Saturday, January 30, 2010
"Good Day, Sunshine"
Photos by Alan Leder
Ah, what a bit of sunshine does to adorn Mother Nature in all her glory and to lift the human
spirit! The flower on the left is from a flowering tree. (I'm waiting for my landscape designer friend to identify it. It may be nicknamed the "Money Tree.") We happened upon the tree in full bloom during a walk around Lake Merritt, a lovely lake on the east side of Oakland. Alan was bad and, while no one was looking, he plucked a cluster of flowers to take home and admire. The sun was shining, the path around the lake was flat, and, once again, I imagined living here all year round. (I think it's currently 12 degrees in Chicago with another threat of snow.)
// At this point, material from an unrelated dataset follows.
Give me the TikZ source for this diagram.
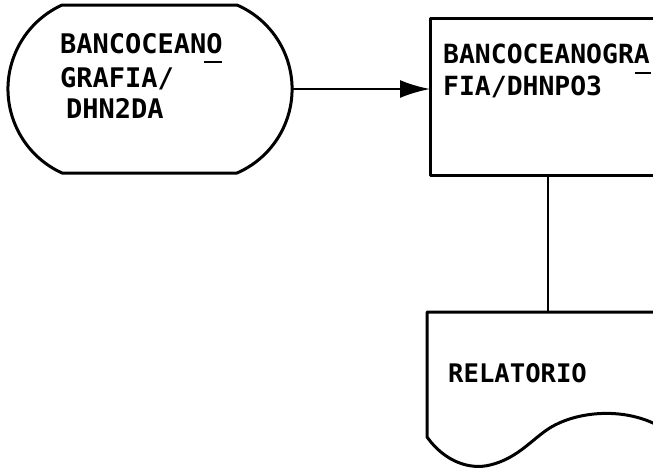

Last week, we drove from Berkeley to Muir Woods National Monument in Marin County, not far north of San Francisco. Here stand groves of Redwood trees, proud and untouched for an average 5o0 to 800 years. It cranks your neck to stand at the base of one of these magnificent trees and scan all the way skyward. As might be imagined, the trees create their own climate; the forest is generally damp, if not rainy, and several degrees cooler than just beyond the giant Redwoods. We donned our Lands End jackets with rain coats on top and made our way into the sacred realm of the forest.
Because of all the rain, ferns were sprouting from branches where they normally don't grow, and green, fuzzy moss covered lower branches and twigs. It was a scene out of "Harry Potter" or "Alice in Wonderland" --- special, peaceful, overwhelming. To imagine 2 million acres of old growth Redwoods forests before loggers came to California and cut most of the trees down makes the acres that remain even more precious. Thankfully, the area has been federally-owned and protected since 1908, so nothing other than an act of Nature can tamper with it.
We ate a late lunch at the organic, local-farm-run cafeteria and then wound our way down the valley toward the San Rafael Bridge, in my mind the most exquisite of three East Bay bridges. As if on cue, the sun burst from behind the remaining clouds, a half rainbow arched above us, and we were screaming with delight. The San Francisco Bay to our right, the red Golden Gate Bridge in the distance - - we had died and gone to heaven.